| Material |
- - -
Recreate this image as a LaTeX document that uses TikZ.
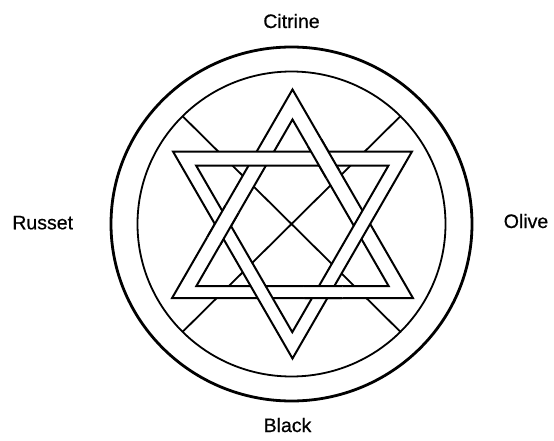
\documentclass[tikz,border=0pt]{standalone}
\usepackage{fontspec}
\setmainfont{Liberation Sans}
\newfontfamily\lblfont[FakeBold=0.6]{Liberation Sans}
\begin{document}
\begin{tikzpicture}[x=1pt,y=-1pt,line join=miter,
  ring/.style={draw=black,line width=1.8pt},
  outerring/.style={draw=black,line width=2.8pt},
  crossline/.style={draw=black,line width=1.8pt},
  band/.style={draw=black,fill=white,line width=2pt,even odd rule},
  lbl/.style={anchor=base,font=\lblfont\fontsize{19.5pt}{22pt}\selectfont,inner sep=0pt}]
\useasboundingbox (0,0) rectangle (554,441);
\fill[white] (0,0) rectangle (554,441);
% centre
\coordinate (c) at (291.5,224);
% rings
\draw[outerring] (c) ellipse [x radius=180.5pt, y radius=177pt];
\draw[ring] (c) ellipse [x radius=154pt, y radius=152.5pt];
% X lines
\coordinate (x1) at (182.6,116.2);
\coordinate (x2) at (400.4,331.8);
\coordinate (x3) at (400.4,116.2);
\coordinate (x4) at (182.6,331.8);
\draw[crossline] (x1) -- (x2);
\draw[crossline] (x3) -- (x4);
% triangle points
\coordinate (uoA) at (292.5,89.5);
\coordinate (uoB) at (172.1,298);
\coordinate (uoC) at (412.9,298);
\coordinate (uiA) at (292.5,119.5);
\coordinate (uiB) at (196.4,286);
\coordinate (uiC) at (388.6,286);
\coordinate (doA) at (292.5,358.5);
\coordinate (doB) at (173,151.5);
\coordinate (doC) at (412,151.5);
\coordinate (diA) at (292.3,332.2);
\coordinate (diB) at (196.2,165.7);
\coordinate (diC) at (388.4,165.7);
\path[band] (uoA) -- (uoB) -- (uoC) -- cycle (uiA) -- (uiB) -- (uiC) -- cycle;
\path[band] (doA) -- (doB) -- (doC) -- cycle (diA) -- (diB) -- (diC) -- cycle;
% crossings where the upward triangle lies on top
\coordinate (kTR) at (323.7,158.6);
\coordinate (kBR) at (323.2,292);
\coordinate (kL) at (222.9,225);
\foreach \k in {kTR,kBR,kL}{
  \begin{scope}
    \clip (\k) circle [radius=20pt];
    \path[band] (uoA) -- (uoB) -- (uoC) -- cycle (uiA) -- (uiB) -- (uiC) -- cycle;
  \end{scope}
}
% labels
\node[lbl] (citrine) at (291.5,28) {Citrine};
\node[lbl] (black) at (287.5,432) {Black};
\node[lbl] (russet) at (42.7,229.3) {Russet};
\node[lbl] (olive) at (526,228) {Olive};
\end{tikzpicture}
\end{document}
- - -
Leave out the pictures and retype every line above exactly.

| Task response |
Recreate this image as a LaTeX document that uses TikZ.
\documentclass[tikz,border=0pt]{standalone}
\usepackage{fontspec}
\setmainfont{Liberation Sans}
\newfontfamily\lblfont[FakeBold=0.6]{Liberation Sans}
\begin{document}
\begin{tikzpicture}[x=1pt,y=-1pt,line join=miter,
  ring/.style={draw=black,line width=1.8pt},
  outerring/.style={draw=black,line width=2.8pt},
  crossline/.style={draw=black,line width=1.8pt},
  band/.style={draw=black,fill=white,line width=2pt,even odd rule},
  lbl/.style={anchor=base,font=\lblfont\fontsize{19.5pt}{22pt}\selectfont,inner sep=0pt}]
\useasboundingbox (0,0) rectangle (554,441);
\fill[white] (0,0) rectangle (554,441);
% centre
\coordinate (c) at (291.5,224);
% rings
\draw[outerring] (c) ellipse [x radius=180.5pt, y radius=177pt];
\draw[ring] (c) ellipse [x radius=154pt, y radius=152.5pt];
% X lines
\coordinate (x1) at (182.6,116.2);
\coordinate (x2) at (400.4,331.8);
\coordinate (x3) at (400.4,116.2);
\coordinate (x4) at (182.6,331.8);
\draw[crossline] (x1) -- (x2);
\draw[crossline] (x3) -- (x4);
% triangle points
\coordinate (uoA) at (292.5,89.5);
\coordinate (uoB) at (172.1,298);
\coordinate (uoC) at (412.9,298);
\coordinate (uiA) at (292.5,119.5);
\coordinate (uiB) at (196.4,286);
\coordinate (uiC) at (388.6,286);
\coordinate (doA) at (292.5,358.5);
\coordinate (doB) at (173,151.5);
\coordinate (doC) at (412,151.5);
\coordinate (diA) at (292.3,332.2);
\coordinate (diB) at (196.2,165.7);
\coordinate (diC) at (388.4,165.7);
\path[band] (uoA) -- (uoB) -- (uoC) -- cycle (uiA) -- (uiB) -- (uiC) -- cycle;
\path[band] (doA) -- (doB) -- (doC) -- cycle (diA) -- (diB) -- (diC) -- cycle;
% crossings where the upward triangle lies on top
\coordinate (kTR) at (323.7,158.6);
\coordinate (kBR) at (323.2,292);
\coordinate (kL) at (222.9,225);
\foreach \k in {kTR,kBR,kL}{
  \begin{scope}
    \clip (\k) circle [radius=20pt];
    \path[band] (uoA) -- (uoB) -- (uoC) -- cycle (uiA) -- (uiB) -- (uiC) -- cycle;
  \end{scope}
}
% labels
\node[lbl] (citrine) at (291.5,28) {Citrine};
\node[lbl] (black) at (287.5,432) {Black};
\node[lbl] (russet) at (42.7,229.3) {Russet};
\node[lbl] (olive) at (526,228) {Olive};
\end{tikzpicture}
\end{document}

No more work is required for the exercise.